What seems to most vex critics of the anti-anti-Trump contingent (and I am mentioned in the Atlantic piece) is that conservatives aren’t appropriately agitated about the world that liberals see — a world that has turned out to be far less apocalyptic in the early going than they imagine. But if it’s a zero-sum choice they’re offering, that includes picking Neil Gorsuch over Planned Parenthood; tax cuts over teachers unions; Israeli Prime Minister Benjamin Netanyahu over Iran’s Holocaust deniers; deregulation of the bureaucratic state over legislation, or forcing progressive cultural mores on everyone. And so on.
As Matt Lewis pointed out today, for example, many former free traders are now embracing the protectionist, big-government policies of Trumpism. This is the kind of capitulation many fiscal conservatives feared. Again, the problem is that for free traders, Democrats are as just bad. In fact, the popularity of protectionism among populist movements on left and right is so strong, there’s a good argument that the only way to possibly counteract it is by electing more conservatives to Congress.
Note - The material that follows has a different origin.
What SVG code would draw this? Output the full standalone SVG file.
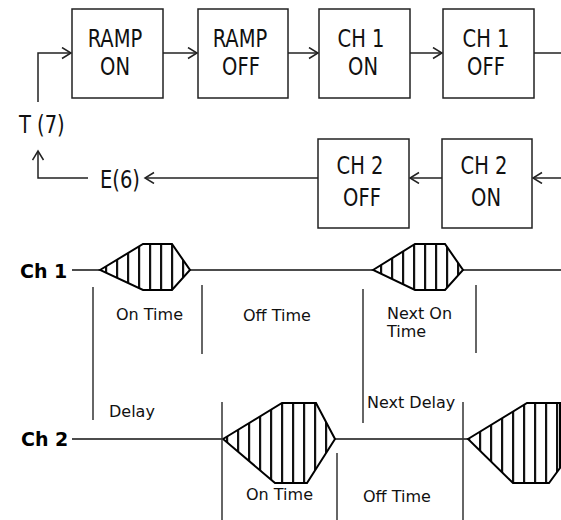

The average Resistance fighter might dislike Trump. They hate conservatism. By treating even the most milquetoast, run-of-the-mill cabinet nominee as Worst Thing That Has Ever Happened to America, The Resistance gives conservatives the space to defend long-standing political positions such as school choice, immigration enforcement, and deregulation. I imagine many Republicans would happily hand over the scalp of more Michael Flynns if it meant creating a more stable and experienced administration. But they also understand that people who treat DeVos like a bigger threat to the republic than Steve Bannon will never be placated. Those who spend weeks after the election acting like the Electoral College was some kind trick pulled on the country are not interested in “rule of law.” They’re interested in Democrats.